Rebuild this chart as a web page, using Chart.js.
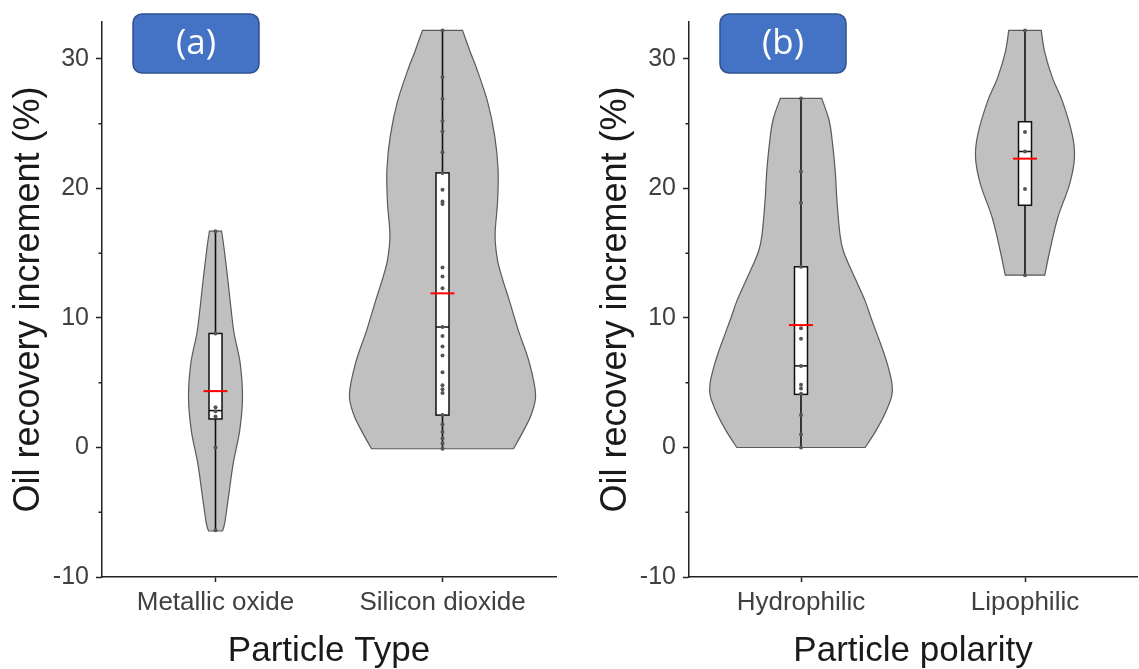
<!DOCTYPE html>
<html><head><meta charset="utf-8">
<script src="https://cdn.jsdelivr.net/npm/chart.js@4.4.1/dist/chart.umd.min.js"></script>
<style>
html,body{margin:0;padding:0;background:#fff;width:1139px;height:669px;overflow:hidden}
.wrap{position:absolute;top:0;height:669px}
#wa{left:0;width:565px}
#wb{left:565px;width:574px}
</style></head><body>
<div class="wrap" id="wa"><canvas id="ca"></canvas></div>
<div class="wrap" id="wb"><canvas id="cb"></canvas></div>
<script>
// ---------- categories & ticks ----------
const typeCategories = ['Metallic oxide', 'Silicon dioxide'];
const polarityCategories = ['Hydrophilic', 'Lipophilic'];
const yTickValues = [-10, 0, 10, 20, 30];
const yMinorTickValues = [-5, 5, 15, 25];

// ---------- raw data points (%) ----------
const metallicPoints = [16.7, 8.8, 3.1, 2.8, 2.4, 0.0, -6.4];
const siliconPoints = [32.2, 28.6, 26.9, 25.2, 24.4, 22.8, 21.2, 19.9, 19.0, 18.8, 13.9, 13.2, 12.3, 9.3, 8.6, 7.8, 7.1, 5.8, 4.8, 4.5, 4.2, 2.5, 1.8, 1.2, 0.7, 0.3, -0.1];
const hydrophilicPoints = [26.95, 21.3, 18.9, 13.95, 9.2, 8.4, 6.3, 4.85, 4.55, 4.15, 2.5, 1.0, 0.0];
const lipophilicPoints = [32.2, 24.35, 22.85, 19.95, 13.3];

// ---------- box statistics [min, q1, median, q3, max] ----------
const metallicBox = [-6.4, 2.2, 2.85, 8.8, 16.7];
const siliconBox = [-0.1, 2.5, 9.3, 21.2, 32.2];
const hydrophilicBox = [0.0, 4.1, 6.3, 13.95, 26.95];
const lipophilicBox = [13.3, 18.7, 22.85, 25.15, 32.2];

// ---------- means ----------
const typeMeans = [4.35, 11.9];
const polarityMeans = [9.45, 22.3];

// ---------- violin density profiles (value, relative density) ----------
const metallicViolinY = [16.7, 15.5, 13.1, 10.5, 8.8, 6.5, 3.85, 1.3, -1.25, -3.8, -5.8, -6.45];
const metallicViolinD = [0.065, 0.09, 0.13, 0.17, 0.2, 0.265, 0.29, 0.26, 0.19, 0.14, 0.1, 0.075];
const siliconViolinY = [32.2, 30.5, 29.3, 26.7, 24.1, 21.5, 19.0, 16.4, 14.5, 13.0, 11.3, 9.0, 6.5, 4.1, 2.6, 1.3, -0.1];
const siliconViolinD = [0.215, 0.3, 0.365, 0.484, 0.56, 0.597, 0.592, 0.565, 0.59, 0.645, 0.72, 0.817, 0.935, 1.0, 0.957, 0.871, 0.763];
const hydrophilicViolinY = [26.95, 25.4, 24.1, 21.5, 19.0, 16.4, 15.15, 13.85, 12.6, 11.3, 10.0, 8.75, 7.5, 6.3, 5.0, 4.0, 2.6, 1.3, 0.0];
const hydrophilicViolinD = [0.226, 0.301, 0.333, 0.371, 0.392, 0.425, 0.462, 0.538, 0.618, 0.699, 0.763, 0.828, 0.892, 0.946, 0.989, 0.989, 0.914, 0.817, 0.699];
const lipophilicViolinY = [32.2, 30.5, 28.5, 26.7, 24.1, 22.3, 20.3, 17.7, 15.15, 13.3];
const lipophilicViolinD = [0.177, 0.215, 0.301, 0.409, 0.516, 0.538, 0.484, 0.355, 0.269, 0.215];

// ---------- styling ----------
const FONT = "'Liberation Sans', Arial, sans-serif";
const AXIS_COLOR = '#222';
const VIOLIN_SCALE = 0.41; // max half width as fraction of category spacing

function splineTo(ctx, pts, start) {
  if (start) ctx.moveTo(pts[0].x, pts[0].y); else ctx.lineTo(pts[0].x, pts[0].y);
  for (let i = 0; i < pts.length - 1; i++) {
    const p0 = pts[i - 1] || pts[i], p1 = pts[i], p2 = pts[i + 1], p3 = pts[i + 2] || pts[i + 1];
    ctx.bezierCurveTo(p1.x + (p2.x - p0.x) / 6, p1.y + (p2.y - p0.y) / 6,
                      p2.x - (p3.x - p1.x) / 6, p2.y - (p3.y - p1.y) / 6, p2.x, p2.y);
  }
}

const violinPlugin = {
  id: 'violins',
  beforeDatasetsDraw(chart) {
    const cfg = chart.options.plugins.violins;
    const xs = chart.scales.x, ys = chart.scales.y, ctx = chart.ctx;
    const spacing = xs.getPixelForValue(1) - xs.getPixelForValue(0);
    ctx.save();
    cfg.groups.forEach((g, i) => {
      const cx = xs.getPixelForValue(i);
      const k = spacing * VIOLIN_SCALE;
      const right = g.vy.map((v, j) => ({ x: cx + g.vd[j] * k, y: ys.getPixelForValue(v) }));
      const left = g.vy.map((v, j) => ({ x: cx - g.vd[j] * k, y: ys.getPixelForValue(v) })).reverse();
      ctx.beginPath();
      splineTo(ctx, right, true);
      splineTo(ctx, left, false);
      ctx.closePath();
      ctx.fillStyle = '#c0c0c0';
      ctx.fill();
      ctx.lineWidth = 1.2;
      ctx.strokeStyle = '#5a5a5a';
      ctx.stroke();
      // whisker
      const [mn, q1, md, q3, mx] = g.box;
      ctx.beginPath();
      ctx.moveTo(cx, ys.getPixelForValue(mn));
      ctx.lineTo(cx, ys.getPixelForValue(mx));
      ctx.lineWidth = 1.6;
      ctx.strokeStyle = '#111';
      ctx.stroke();
      // box
      const bw = 13;
      const yTop = ys.getPixelForValue(q3), yBot = ys.getPixelForValue(q1);
      ctx.fillStyle = '#fff';
      ctx.fillRect(cx - bw / 2, yTop, bw, yBot - yTop);
      ctx.lineWidth = 1.5;
      ctx.strokeRect(cx - bw / 2, yTop, bw, yBot - yTop);
      ctx.beginPath();
      const ym = ys.getPixelForValue(md);
      ctx.moveTo(cx - bw / 2, ym);
      ctx.lineTo(cx + bw / 2, ym);
      ctx.stroke();
    });
    // minor ticks on y axis
    ctx.beginPath();
    yMinorTickValues.forEach(v => {
      const py = ys.getPixelForValue(v);
      ctx.moveTo(chart.chartArea.left - 3.5, py);
      ctx.lineTo(chart.chartArea.left, py);
    });
    ctx.lineWidth = 1.5;
    ctx.strokeStyle = AXIS_COLOR;
    ctx.stroke();
    ctx.restore();
  },
  afterDatasetsDraw(chart) {
    const cfg = chart.options.plugins.violins;
    const xs = chart.scales.x, ys = chart.scales.y, ctx = chart.ctx;
    ctx.save();
    cfg.means.forEach((m, i) => {
      const cx = xs.getPixelForValue(i), py = ys.getPixelForValue(m);
      ctx.beginPath();
      ctx.moveTo(cx - 12, py);
      ctx.lineTo(cx + 12, py);
      ctx.lineWidth = 2;
      ctx.strokeStyle = '#ff0000';
      ctx.stroke();
    });
    // panel label
    const a = chart.chartArea;
    const bx = a.left + 31, by = 14, bwid = 126, bh = 59;
    ctx.beginPath();
    ctx.roundRect(bx, by, bwid, bh, 9);
    ctx.fillStyle = '#4472c4';
    ctx.fill();
    ctx.lineWidth = 1.5;
    ctx.strokeStyle = '#2f528f';
    ctx.stroke();
    ctx.fillStyle = '#fff';
    ctx.font = "35px 'Open Sans', Lato, sans-serif";
    ctx.textAlign = 'center';
    ctx.textBaseline = 'middle';
    ctx.fillText(cfg.label, bx + bwid / 2, by + bh / 2 + 1);
    ctx.restore();
  }
};

function makeChart(id, categories, groups, means, xTitle, label, padL, padR) {
  const pts = [];
  groups.forEach((g, i) => g.points.forEach(v => pts.push({ x: i, y: v })));
  return new Chart(document.getElementById(id), {
    type: 'scatter',
    data: { datasets: [{ data: pts, pointRadius: 2, pointBackgroundColor: '#555', pointBorderWidth: 0, pointHoverRadius: 2 }] },
    plugins: [violinPlugin],
    options: {
      responsive: true, maintainAspectRatio: false, animation: false, devicePixelRatio: 1,
      layout: { padding: { top: 20, left: padL, right: padR, bottom: 0 } },
      plugins: { legend: { display: false }, tooltip: { enabled: false },
        violins: { groups, means, label } },
      scales: {
        x: {
          type: 'linear', min: -0.5, max: 1.5,
          afterBuildTicks: s => { s.ticks = [{ value: 0 }, { value: 1 }]; },
          afterFit: s => { s.height = 92; },
          ticks: { callback: v => categories[v], font: { family: FONT, size: 26 }, color: '#404040', padding: 5, maxRotation: 0, autoSkip: false },
          grid: { display: true, drawOnChartArea: false, drawTicks: true, tickLength: 5, tickColor: AXIS_COLOR, tickWidth: 1.5 },
          border: { display: true, color: AXIS_COLOR, width: 1.5 },
          title: { display: true, text: xTitle, font: { family: FONT, size: 35, lineHeight: 1 }, color: '#1a1a1a', padding: 0 }
        },
        y: {
          type: 'linear', min: -10, max: 32.85,
          afterBuildTicks: s => { s.ticks = yTickValues.map(v => ({ value: v })); },
          afterFit: s => { s.width = 102; },
          ticks: { font: { family: FONT, size: 25 }, color: '#404040', padding: 7 },
          grid: { display: true, drawOnChartArea: false, drawTicks: true, tickLength: 6, tickColor: AXIS_COLOR, tickWidth: 1.5 },
          border: { display: true, color: AXIS_COLOR, width: 1.5 },
          title: { display: true, text: 'Oil recovery increment (%)', font: { family: FONT, size: 36, lineHeight: 1.2 }, color: '#1a1a1a', padding: { top: 7, bottom: 0 } }
        }
      }
    }
  });
}

makeChart('ca', typeCategories, [
  { vy: metallicViolinY, vd: metallicViolinD, box: metallicBox, points: metallicPoints },
  { vy: siliconViolinY, vd: siliconViolinD, box: siliconBox, points: siliconPoints }
], typeMeans, 'Particle Type', '(a)', 0, 9);

makeChart('cb', polarityCategories, [
  { vy: hydrophilicViolinY, vd: hydrophilicViolinD, box: hydrophilicBox, points: hydrophilicPoints },
  { vy: lipophilicViolinY, vd: lipophilicViolinD, box: lipophilicBox, points: lipophilicPoints }
], polarityMeans, 'Particle polarity', '(b)', 22, 0);
</script>
</body></html>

____

*Set task*:
From the first line of the listing above, repeat every line through the one holding "const lipophilicPoints = [32.2, 24.35, 22.85, 19.95, 13.3];". Both ends count, and pictures stay out.

*Exercise answer*:
Rebuild this chart as a web page, using Chart.js.
<!DOCTYPE html>
<html><head><meta charset="utf-8">
<script src="https://cdn.jsdelivr.net/npm/chart.js@4.4.1/dist/chart.umd.min.js"></script>
<style>
html,body{margin:0;padding:0;background:#fff;width:1139px;height:669px;overflow:hidden}
.wrap{position:absolute;top:0;height:669px}
#wa{left:0;width:565px}
#wb{left:565px;width:574px}
</style></head><body>
<div class="wrap" id="wa"><canvas id="ca"></canvas></div>
<div class="wrap" id="wb"><canvas id="cb"></canvas></div>
<script>
// ---------- categories & ticks ----------
const typeCategories = ['Metallic oxide', 'Silicon dioxide'];
const polarityCategories = ['Hydrophilic', 'Lipophilic'];
const yTickValues = [-10, 0, 10, 20, 30];
const yMinorTickValues = [-5, 5, 15, 25];

// ---------- raw data points (%) ----------
const metallicPoints = [16.7, 8.8, 3.1, 2.8, 2.4, 0.0, -6.4];
const siliconPoints = [32.2, 28.6, 26.9, 25.2, 24.4, 22.8, 21.2, 19.9, 19.0, 18.8, 13.9, 13.2, 12.3, 9.3, 8.6, 7.8, 7.1, 5.8, 4.8, 4.5, 4.2, 2.5, 1.8, 1.2, 0.7, 0.3, -0.1];
const hydrophilicPoints = [26.95, 21.3, 18.9, 13.95, 9.2, 8.4, 6.3, 4.85, 4.55, 4.15, 2.5, 1.0, 0.0];
const lipophilicPoints = [32.2, 24.35, 22.85, 19.95, 13.3];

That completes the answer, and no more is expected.